For several projects I’ve needed to extract specific words from a block of plaintext or extract certain words or types of phrases from different places on a web page. Web scraping works very well if the element is in the same place and same format on every webpage however scraping quickly falls apart when you’re trying to do anything more complex.
Below are a few techniques I have picked up from trying to overcome quality issues, without training an entire ML model or relying on high-degree of human input.
Example - Block of plaintext
In this block of text we need to extract the two company names. Regex won’t work as the length of the company name is not fixed and could be multiple words. However we can run NLP over it to detect and classify various entities. The two company names will (hopefully) be registered as organizations. From there we can determine the proximity of the substring ‘plaintiff’ in the body of text to indicate which company is the plaintiff. I have found the Google Cloud Natural Language product excellent and offers very good value for money.
Example - HTML with varying structure
From an ecommerce page we would like to determine the item price, currency and a description/name of the product.
A potential solution is to scrape the entire web page contents and run NLP over it to classify the various entities. We can extract the price and currency easily from any price entities. If there are multiple price entities, either use some simple logic to resolve (i.e. first or largest price etc). We can then use the salience score, frequency of word occurence to determine the likely description/name of the product.
Other strategies
Text similarity
I have found it useful to use a scoring system (i.e. Jaro Winkler or Levenstein Distance) to calculate the similarity between the scraped output and previous quality validated outputs in order to assess the quality of the scraped output. I have found the gem String-Similarity and Fuzzy String Match useful starting points.

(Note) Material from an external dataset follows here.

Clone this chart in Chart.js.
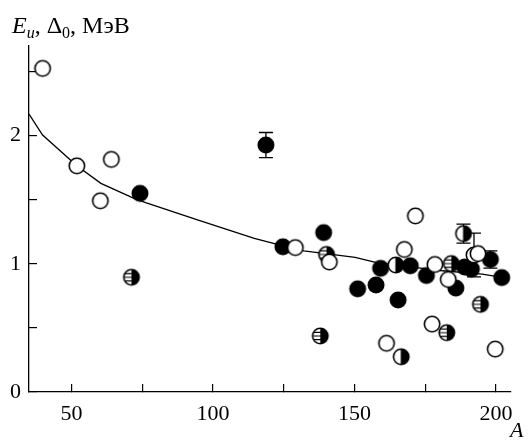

Use Mechanical Turk to refine quality
If there are continual failures in the scraping processes, consider using Amazon Mechanical Turk as an affordable human-powered quality verification tool. You can use a scoring system to highlight those datapoints which are likely to be inaccurate and flag these for review.
Train a ML model
Once you have built up enough data, machine learning could be employed to extract the required elements of a webpage with a high level of accuracy. Companies like Diffbot already offer these services and guarantee high quality which may be a better alternative than building your own model.